I recently had an interesting experience trying to find a quick home for some client-side code that I wanted to share with someone. I just needed a single page and eventually landed on using GitHub Pages for the first time.

This is where I first ran into Jecky which is supported b Github as a means of producting static web sites from data and configuratin options. There are some interesting advantages to this approach, not the least of which is performance characteristics. In a world where web site performance is key to not losing visitors and higher conversion rates (assuming that applies to your content).

Tangentally, over the years, I’ve work on my resume in different ways and move toward dynamic generation from a JSON file sometime last year. This year, I ran into to project that was trying to standardize a JSON-based resume format and decided to align with that format, so I’ve had a lot of relevant data sitting in these files ready for subsequent editing and refinement.

The combination of blogging (albeit seldom in my case since I don’t often find the time) and the resume content’s relevance to this kind of web site, it occured to me to spend a little time trying the Jeckyl approach out. I started this work yesterday and have most of the content, layout, styles and components in place already.

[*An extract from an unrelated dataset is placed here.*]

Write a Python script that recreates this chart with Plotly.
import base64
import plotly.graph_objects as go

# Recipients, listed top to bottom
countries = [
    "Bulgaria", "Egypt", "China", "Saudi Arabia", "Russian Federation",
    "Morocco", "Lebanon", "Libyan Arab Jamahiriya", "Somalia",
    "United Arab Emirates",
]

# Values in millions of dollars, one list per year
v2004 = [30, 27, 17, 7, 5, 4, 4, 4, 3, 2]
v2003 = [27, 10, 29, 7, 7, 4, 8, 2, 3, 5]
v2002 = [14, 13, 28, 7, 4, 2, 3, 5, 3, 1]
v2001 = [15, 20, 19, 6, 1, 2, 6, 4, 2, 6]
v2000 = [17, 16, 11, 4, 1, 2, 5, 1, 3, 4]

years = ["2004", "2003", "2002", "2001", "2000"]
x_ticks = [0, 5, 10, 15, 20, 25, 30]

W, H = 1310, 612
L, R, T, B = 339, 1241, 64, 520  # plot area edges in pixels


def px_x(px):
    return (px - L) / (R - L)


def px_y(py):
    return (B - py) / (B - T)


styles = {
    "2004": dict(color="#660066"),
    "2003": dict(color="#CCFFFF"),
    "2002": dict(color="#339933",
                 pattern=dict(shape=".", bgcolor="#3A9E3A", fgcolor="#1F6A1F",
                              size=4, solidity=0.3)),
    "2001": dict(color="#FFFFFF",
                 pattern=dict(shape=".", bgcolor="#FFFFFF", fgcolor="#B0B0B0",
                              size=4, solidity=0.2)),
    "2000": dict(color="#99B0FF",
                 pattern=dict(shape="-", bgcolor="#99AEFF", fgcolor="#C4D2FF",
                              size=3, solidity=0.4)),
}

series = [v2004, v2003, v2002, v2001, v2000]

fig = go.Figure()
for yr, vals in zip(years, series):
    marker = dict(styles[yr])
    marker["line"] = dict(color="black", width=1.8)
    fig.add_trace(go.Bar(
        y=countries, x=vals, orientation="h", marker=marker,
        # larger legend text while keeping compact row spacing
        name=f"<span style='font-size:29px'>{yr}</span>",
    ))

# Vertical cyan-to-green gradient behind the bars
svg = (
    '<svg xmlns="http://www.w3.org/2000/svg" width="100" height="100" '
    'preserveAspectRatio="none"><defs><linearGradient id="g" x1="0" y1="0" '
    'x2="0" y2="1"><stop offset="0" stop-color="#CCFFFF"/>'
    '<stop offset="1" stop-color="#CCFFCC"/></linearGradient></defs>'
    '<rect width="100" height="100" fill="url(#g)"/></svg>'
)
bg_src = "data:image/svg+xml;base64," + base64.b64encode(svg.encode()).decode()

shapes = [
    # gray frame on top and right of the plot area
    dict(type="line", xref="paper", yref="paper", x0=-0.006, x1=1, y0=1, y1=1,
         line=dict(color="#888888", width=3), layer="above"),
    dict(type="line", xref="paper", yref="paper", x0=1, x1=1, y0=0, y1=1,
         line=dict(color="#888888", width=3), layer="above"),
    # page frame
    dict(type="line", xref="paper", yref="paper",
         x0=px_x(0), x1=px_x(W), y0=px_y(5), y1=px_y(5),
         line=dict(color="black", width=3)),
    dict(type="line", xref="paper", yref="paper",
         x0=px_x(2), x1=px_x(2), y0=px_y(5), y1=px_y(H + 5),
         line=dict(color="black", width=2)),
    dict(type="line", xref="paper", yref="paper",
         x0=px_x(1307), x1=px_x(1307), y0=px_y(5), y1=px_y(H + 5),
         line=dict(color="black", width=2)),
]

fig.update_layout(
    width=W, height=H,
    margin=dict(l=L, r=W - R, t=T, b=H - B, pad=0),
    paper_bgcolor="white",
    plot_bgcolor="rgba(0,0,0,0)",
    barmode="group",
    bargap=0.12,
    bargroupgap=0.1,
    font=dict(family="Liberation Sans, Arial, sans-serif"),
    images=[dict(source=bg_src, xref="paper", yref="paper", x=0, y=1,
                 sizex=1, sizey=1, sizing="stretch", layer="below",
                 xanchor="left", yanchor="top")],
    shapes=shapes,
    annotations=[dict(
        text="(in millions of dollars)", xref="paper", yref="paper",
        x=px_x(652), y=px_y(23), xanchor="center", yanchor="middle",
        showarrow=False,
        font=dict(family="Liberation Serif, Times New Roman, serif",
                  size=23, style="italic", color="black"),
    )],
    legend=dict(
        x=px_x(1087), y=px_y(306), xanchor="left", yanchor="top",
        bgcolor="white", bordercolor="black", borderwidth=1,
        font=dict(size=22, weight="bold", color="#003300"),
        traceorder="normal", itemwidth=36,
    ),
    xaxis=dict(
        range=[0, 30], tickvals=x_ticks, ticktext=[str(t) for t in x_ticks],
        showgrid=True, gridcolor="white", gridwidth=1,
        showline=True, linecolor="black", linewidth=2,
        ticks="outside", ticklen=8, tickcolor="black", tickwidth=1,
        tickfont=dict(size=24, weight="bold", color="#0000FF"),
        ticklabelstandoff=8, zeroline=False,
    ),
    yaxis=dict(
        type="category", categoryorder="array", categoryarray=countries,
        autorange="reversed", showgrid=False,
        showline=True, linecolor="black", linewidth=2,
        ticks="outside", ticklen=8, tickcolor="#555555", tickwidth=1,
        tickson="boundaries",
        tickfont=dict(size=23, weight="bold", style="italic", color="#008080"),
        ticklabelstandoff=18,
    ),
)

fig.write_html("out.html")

What’s enchanting about this is that there is no need for a database (SQL or otherwise), no need to a CGI engine, be it PHP (in the case of WordPress), Java (JSP/Faces for example) or ASP (MVC or otherwise). The HTML file are generated at publish time and the site can be served up from entirely static content.

It’s true that there are some limitations to this approach, of course but none of those things are likely to get in the way in the forseeable future. Rich client code has become the norm, bypassing server-side solutions in many cases, other tham fetching and storing data, which can still be done via inexpensive cloud services, especially given the trend toward billling by the minute and scaling via functional approaches, such as lambda services.

What’s more, my recent adventures have taken me toward GraphQL as a better solution than REST services, making a separate NodeJS backend even more attractive but separate from any relevant content management.